By Ben EhrenreichDecember 13, 2011

The End of the Beginning

OH, THE FICKLE HEARTS of elected officials. Like hummingbirds, only not pretty. To call a mayor or a city councilman slippery is to insult every smooth, wet stone that has ever graced a streambed. To call them faithless is an offense to all adulterers. To call them liars is, well, too banal. Would you scold an anteater for eating all the ants? Better to trust the wind. Which, at the moment, stings of tear gas and pepper spray drifting south from Oakland and Davis and west from Denver, New York, Rome, Athens, Cairo, Qalandiya, Hama, and Sanaa.

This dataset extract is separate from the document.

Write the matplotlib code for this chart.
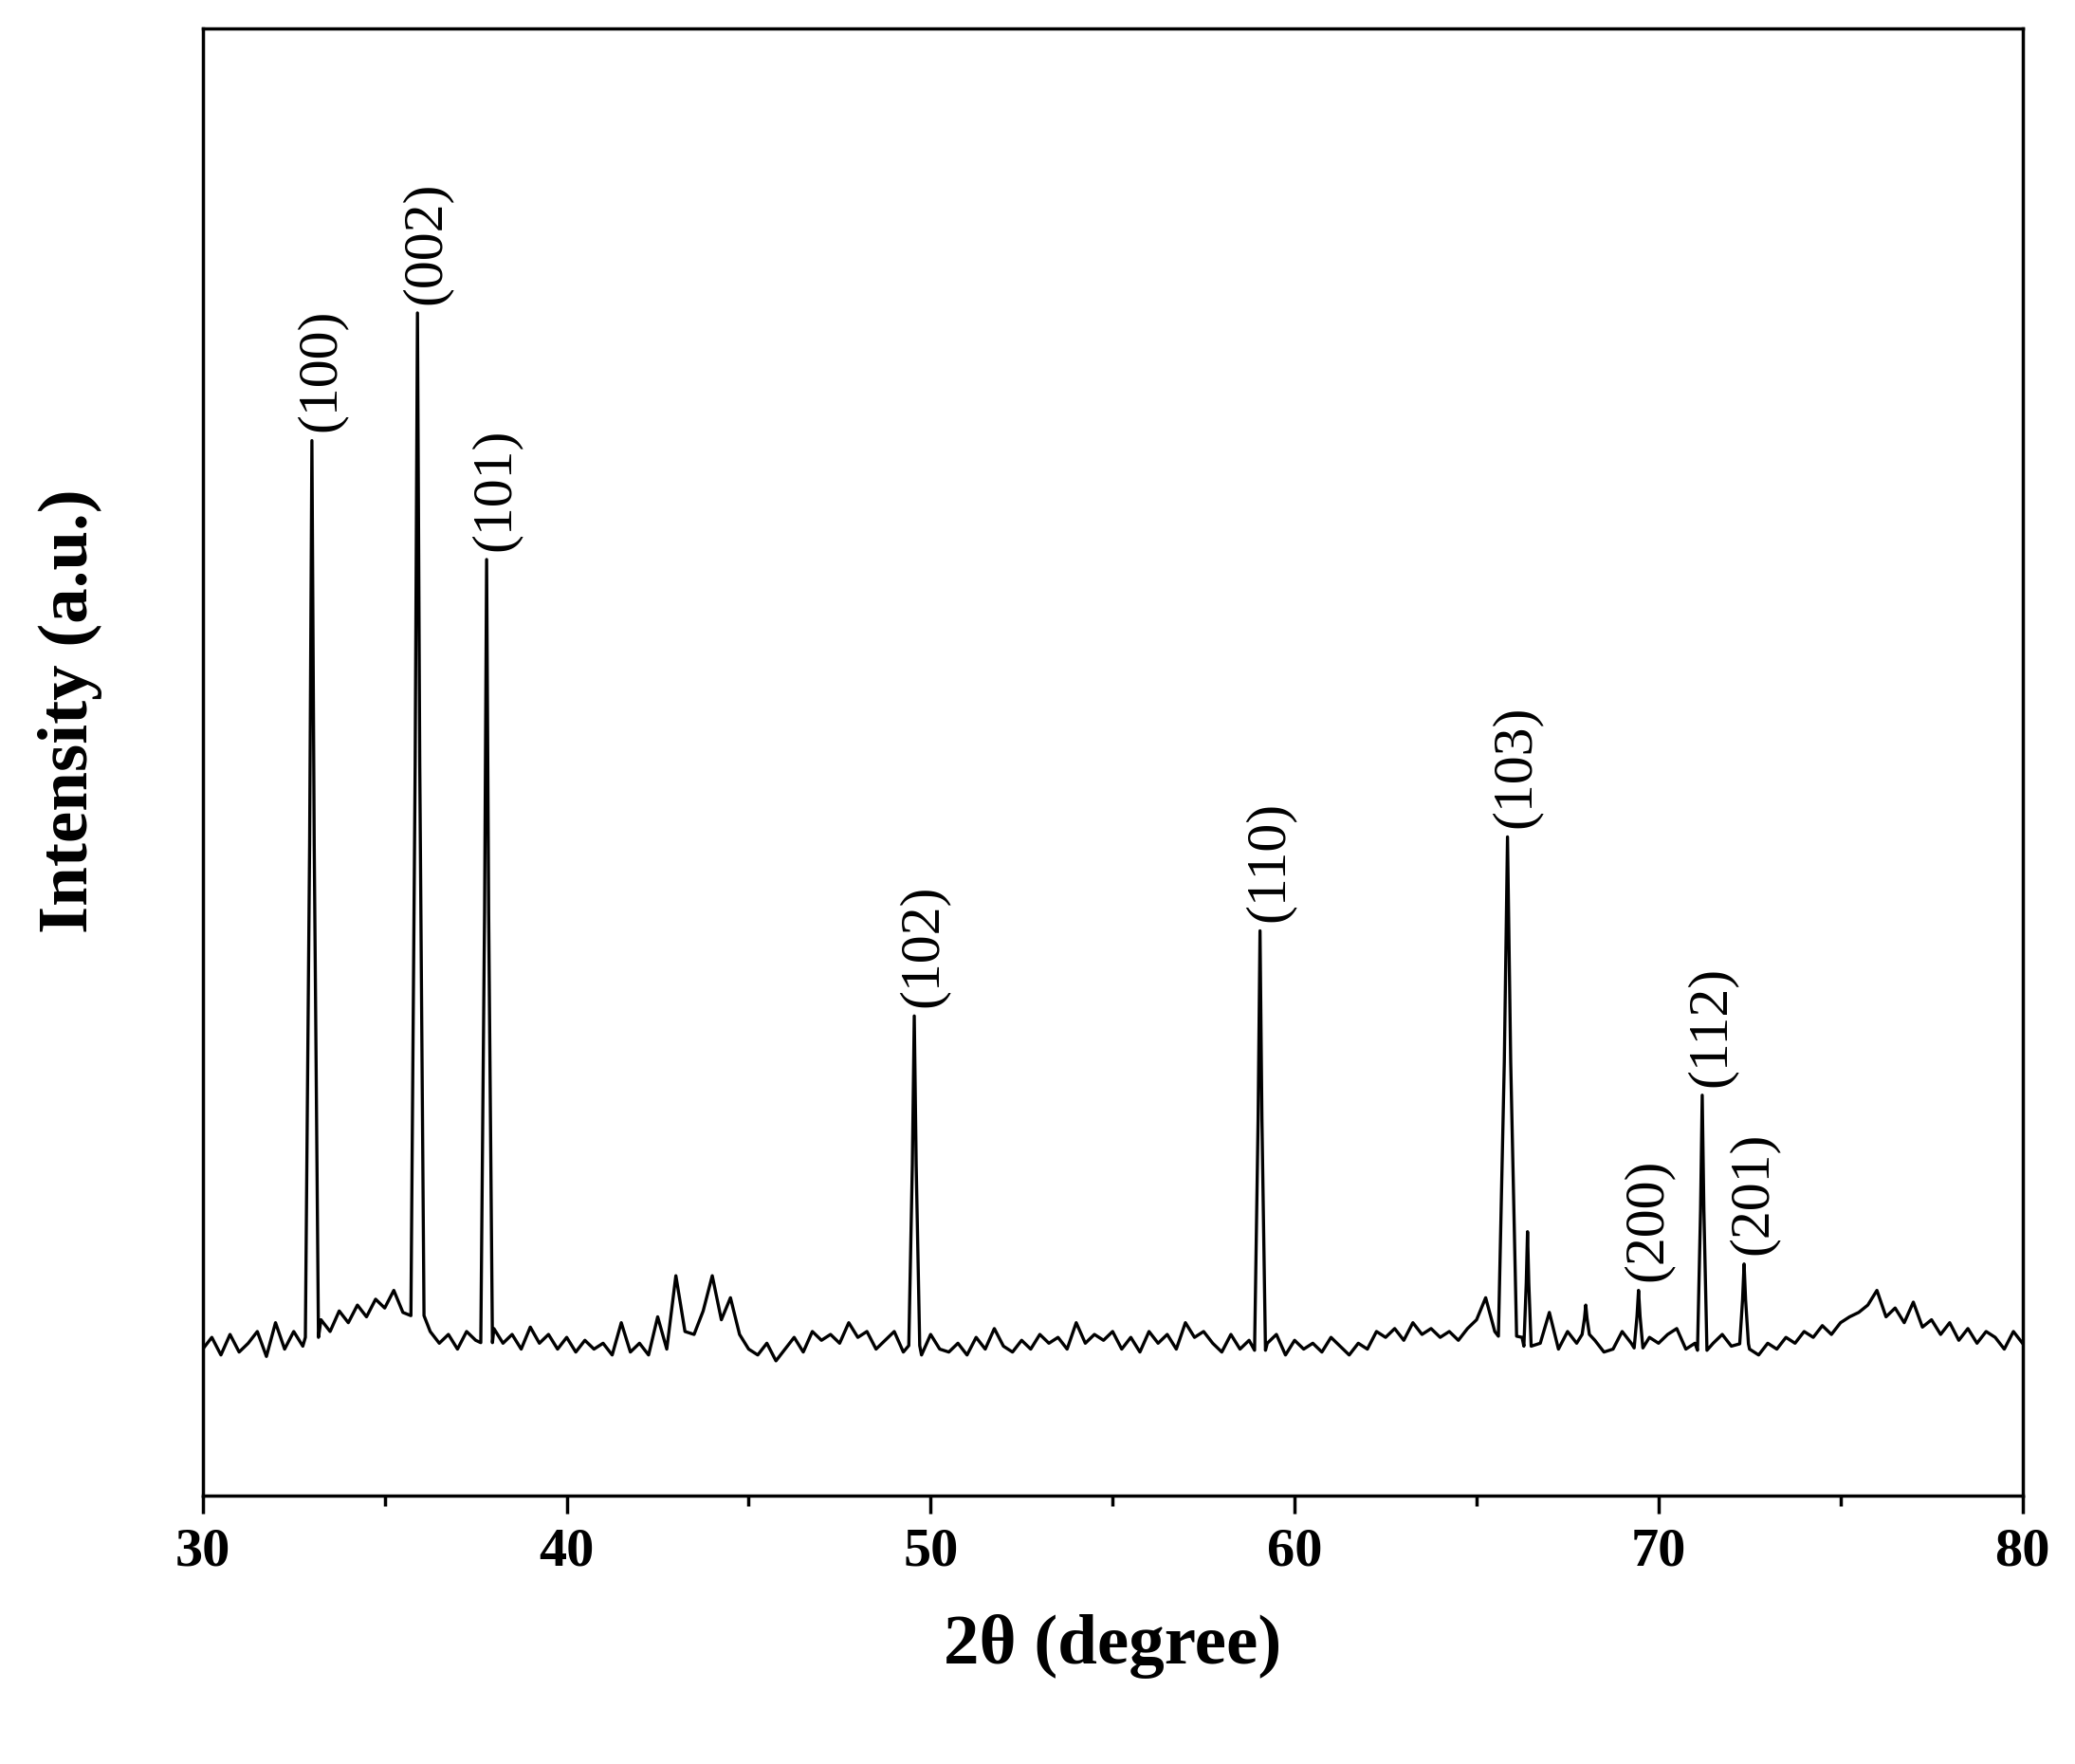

Los Angeles, though, was different. No tear gas here: our elected representatives wanted us to be comfortable. That was the idea, anyway. It was a bit frustrating for those of us who felt that if it meant anything at all, "occupying" would have to entail some degree of actual confrontation, would mean taking things the authorities would never freely give, would mean placing oneself openly at odds with a system bent on destroying or selling off everything we value about ourselves and one another. ("We are not protesting," wrote Egyptian activists in an October 24 letter of solidarity to the American movement. "Who is there to protest to? What could we ask them for that they could grant?") The local authorities made this difficult. They wanted so badly to be our friends! They provided port-a-potties and ponchos. Los Angeles Mayor Antonio Villaraigosa's smile was bright enough to light 1,000 General Assembly meetings, even if they dragged past midnight every night.

Let it be remembered that early in October, in the springtime of L.A.'s occupation, City Council President Eric Garcetti toured the encampment, telling the occupiers, "This is your City Hall ... Stay as long as you need." (In recent days, he has made himself scarce.) Councilman Bill Rosendahl was out there hugging activists. The full council unanimously approved a resolution asserting that "our economic system can only be called broken," went on to lay out the gory and vicious details of that brokenness in more than a dozen paragraphs, and concluded by declaring that "the City of Los Angeles hereby stands in SUPPORT for the continuation of the peaceful and vibrant exercise in First Amendment Rights carried out by 'Occupy Los Angeles.'" Even Councilwoman Jan Perry, who has for a decade been working to shove the homeless off of downtown streets, signed on.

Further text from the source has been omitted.